On Jan. 19, 2024, the Federal Deposit Insurance Corporation (FDIC) issued letters demanding five entities and certain associated parties cease and desist from making false and misleading statements about FDIC deposit insurance. According to the FDIC, the companies made false representations, including stating or suggesting they are FDIC-insured or that the FDIC insures certain uninsured financial products.

FDIC Chairman Martin J. Gruenberg emphasized that these misrepresentations pose significant risks to consumers and the banking system.

Key Points of the FDIC Enforcement Action:

  • False Representations: The FDIC found that the entities made false claims suggesting they are covered by FDIC insurance.
  • Misuse of FDIC Name/Logo: The FDIC found misuse of the FDIC name or logo and misrepresentation of the nature or extent of deposit insurance by these entities.
  • Failure to Identify Relationships: The FDIC found the companies did not clearly identify their relationships with insured depository institutions for customer deposit placement.
  • Potential Consumer Harm: Such misrepresentation and omissions may confuse and harm consumers, and potentially undermine confidence in the FDIC, insured banks, and the U.S. banking system.


The Federal Deposit Insurance Act (FDIA) prohibits any person from falsely implying that an uninsured financial product is FDIC-insured or knowingly misrepresenting the extent and manner of deposit insurance. It also forbids companies from implying FDIC insurance through the use of the "FDIC" name in company names, advertisements, or other documents. Under the FDIA, the FDIC is authorized to enforce these prohibitions against any person.
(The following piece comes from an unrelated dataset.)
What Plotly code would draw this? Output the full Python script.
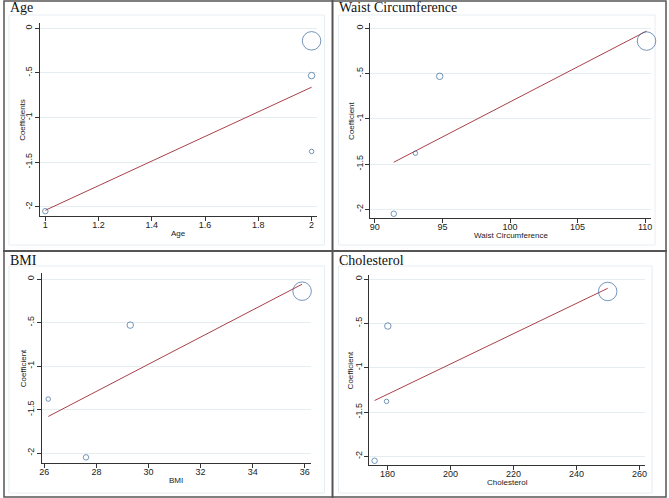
import plotly.graph_objects as go

W, H = 669, 498

# ---- data ----
coef = [-2.05, -1.38, -0.53, -0.14]
weight_size = [5.5, 4.5, 6.5, 18.5]

age_x = [1.0, 2.0, 2.0, 2.0]
age_fit_x = [1.0, 2.0]
age_fit_y = [-2.04, -0.66]

waist_x = [91.4, 93.0, 94.8, 110.1]
waist_fit_x = [91.4, 110.1]
waist_fit_y = [-1.48, -0.03]

bmi_x = [27.6, 26.15, 29.3, 35.9]
bmi_fit_x = [26.15, 35.9]
bmi_fit_y = [-1.58, -0.06]

chol_x = [175.9, 179.7, 180.1, 249.9]
chol_fit_x = [175.9, 249.9]
chol_fit_y = [-1.37, -0.105]

y_ticks = [0, -0.5, -1, -1.5, -2]
y_ticktext = ["0", "-.5", "-1", "-1.5", "-2"]

age_ticks = [1, 1.2, 1.4, 1.6, 1.8, 2]
waist_ticks = [90, 95, 100, 105, 110]
bmi_ticks = [26, 28, 30, 32, 34, 36]
chol_ticks = [180, 200, 220, 240, 260]

titles = ["Age", "Waist Circumference", "BMI", "Cholesterol"]
xtitles = ["Age", "Waist Circumference", "BMI", "Cholesterol"]
ytitles = ["Coefficients", "Coefficient", "Coefficient", "Coefficient"]

MARKER = "#3a6a9c"
LINE = "#a8414a"
AXIS = "#333333"
GRID = "#e4edf0"
BOX = "#e6eef2"
DIV = "#555555"
TXT = "#222222"
SANS = "Liberation Sans, Arial, sans-serif"
SERIF = "Liberation Serif, Times New Roman, serif"

panels = [
    dict(x=age_x, fx=age_fit_x, fy=age_fit_y, ticks=age_ticks, xr=[0.979, 2.019], yr=[-2.104, 0.06],
         px=(37, 316), py=(23, 216), box=(6, 15, 324, 245), title_pos=(5, 8), ytx=19.5),
    dict(x=waist_x, fx=waist_fit_x, fy=waist_fit_y, ticks=waist_ticks, xr=[89.66, 110.44], yr=[-2.1, 0.063],
         px=(370, 653), py=(22.7, 218.3), box=(338, 15, 657, 245), title_pos=(337, 8), ytx=351),
    dict(x=bmi_x, fx=bmi_fit_x, fy=bmi_fit_y, ticks=bmi_ticks, xr=[25.91, 36.23], yr=[-2.115, 0.069],
         px=(39.3, 310), py=(273, 463), box=(6, 266, 324, 493), title_pos=(5, 260), ytx=20.5),
    dict(x=chol_x, fx=chol_fit_x, fy=chol_fit_y, ticks=chol_ticks, xr=[174.2, 261.7], yr=[-2.101, 0.049],
         px=(369, 646.7), py=(274.7, 465.3), box=(338, 266, 654, 493), title_pos=(337, 260), ytx=350),
]

fig = go.Figure()
layout = dict(width=W, height=H, margin=dict(l=0, r=0, t=0, b=0),
              paper_bgcolor="white", plot_bgcolor="white", showlegend=False)
shapes = []
annotations = []

for i, p in enumerate(panels):
    n = "" if i == 0 else str(i + 1)
    xa, ya = "x" + n, "y" + n
    fig.add_trace(go.Scatter(x=p["fx"], y=p["fy"], mode="lines", xaxis=xa, yaxis=ya,
                             line=dict(color=LINE, width=1), hoverinfo="skip"))
    fig.add_trace(go.Scatter(x=p["x"], y=coef, mode="markers", xaxis=xa, yaxis=ya, cliponaxis=False,
                             marker=dict(symbol="circle-open", size=weight_size,
                                         color=MARKER, line=dict(color=MARKER, width=1))))
    x0, x1 = p["px"]
    y0, y1 = p["py"]
    layout["xaxis" + n] = dict(domain=[x0 / W, x1 / W], anchor=ya, range=p["xr"],
                               tickmode="array", tickvals=p["ticks"],
                               ticktext=[("%g" % t) for t in p["ticks"]],
                               showline=True, linecolor=AXIS, linewidth=1,
                               ticks="outside", ticklen=4, tickcolor=AXIS, tickwidth=1,
                               ticklabelstandoff=-4,
                               showgrid=False, zeroline=False,
                               tickfont=dict(family=SANS, size=9, color=TXT))
    layout["yaxis" + n] = dict(domain=[1 - y1 / H, 1 - y0 / H], anchor=xa, range=p["yr"],
                               tickmode="array", tickvals=y_ticks, ticktext=y_ticktext,
                               tickangle=-90, ticklabelstandoff=-1,
                               showline=True, linecolor=AXIS, linewidth=1,
                               ticks="outside", ticklen=4, tickcolor=AXIS, tickwidth=1,
                               showgrid=True, gridcolor=GRID, gridwidth=1, zeroline=False,
                               tickfont=dict(family=SANS, size=9, color=TXT))
    # axis titles
    annotations.append(dict(text=xtitles[i], xref="paper", yref="paper",
                            x=(x0 + x1) / 2 / W, y=1 - (y1 + 17.5) / H,
                            xanchor="center", yanchor="middle", showarrow=False,
                            font=dict(family=SANS, size=8, color=TXT)))
    annotations.append(dict(text=ytitles[i], xref="paper", yref="paper",
                            x=p["ytx"] / W, y=1 - (y0 + y1) / 2 / H, textangle=-90,
                            xanchor="center", yanchor="middle", showarrow=False,
                            font=dict(family=SANS, size=8, color=TXT)))
    bx0, by0, bx1, by1 = p["box"]
    shapes.append(dict(type="rect", xref="paper", yref="paper",
                       x0=bx0 / W, x1=bx1 / W, y0=1 - by1 / H, y1=1 - by0 / H,
                       line=dict(color=BOX, width=1), layer="below"))
    tx, ty = p["title_pos"]
    annotations.append(dict(text=titles[i], xref="paper", yref="paper", x=tx / W, y=1 - ty / H,
                            xanchor="left", yanchor="middle", showarrow=False,
                            font=dict(family=SERIF, size=14, color="#111")))

# dividers and outer frame
shapes.append(dict(type="line", xref="paper", yref="paper", x0=332 / W, x1=332 / W, y0=0, y1=1,
                   line=dict(color=DIV, width=2)))
shapes.append(dict(type="line", xref="paper", yref="paper", x0=0, x1=1, y0=1 - 251 / H, y1=1 - 251 / H,
                   line=dict(color=DIV, width=2)))
shapes.append(dict(type="rect", xref="paper", yref="paper", x0=1 / W, x1=668 / W, y0=1 / H, y1=1 - 1 / H,
                   line=dict(color=DIV, width=1.5)))

layout["shapes"] = shapes
layout["annotations"] = annotations
fig.update_layout(**layout)
fig.write_html("out.html", config={"displayModeBar": False},
               post_script="document.body.style.margin='0';document.body.style.overflow='hidden';")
On Dec. 20, 2023, the FDIC Board of Directors adopted a final rule amending part 328 of its regulations. The final rule substantially revises FDIC rules regarding misrepresentations and addresses scenarios where a person, including a non-bank entity, provides information to consumers that may mislead or confuse consumers as to whether they are doing business with a bank and whether their funds are protected by deposit insurance. The rule specifically addresses the use of FDIC-associated terms or images in marketing and advertising, prohibiting their use to falsely imply or represent that the FDIC insures any uninsured financial product or non-bank entity.


These enforcement actions underscore the importance of accurate and compliant representations regarding FDIC insurance in all financial products and services. Firms, particularly firms utilizing bank partnerships, should undertake a compliance review of all marketing materials, product descriptions, and customer communications in order to ensure any representation of FDIC deposit insurance status is accurate, and use of FDIC names or logos permissible. An audit of all financial products is also important to verify that no misleading statements are made regarding FDIC insurance coverage. Firms should also consider enhancing training programs and internal policies to focus on compliance with FDIC regulations. This includes strengthening checks and balances to avoid inadvertent misrepresentations of FDIC insurance and reinforcing employee awareness about the importance of accuracy in customer interactions.

Furthermore, financial institutions should consider strengthening oversight of third-party vendors or partners, especially those involved in marketing or distributing products, to ensure those vendors adhere to FDIC standards. Developing a proactive communication strategy may help to educate and reassure customers about the institution's commitment to accurate FDIC insurance representations. Institutions may also wish to also prepare for potential regulatory inquiries by establishing a response plan and designated points of contact.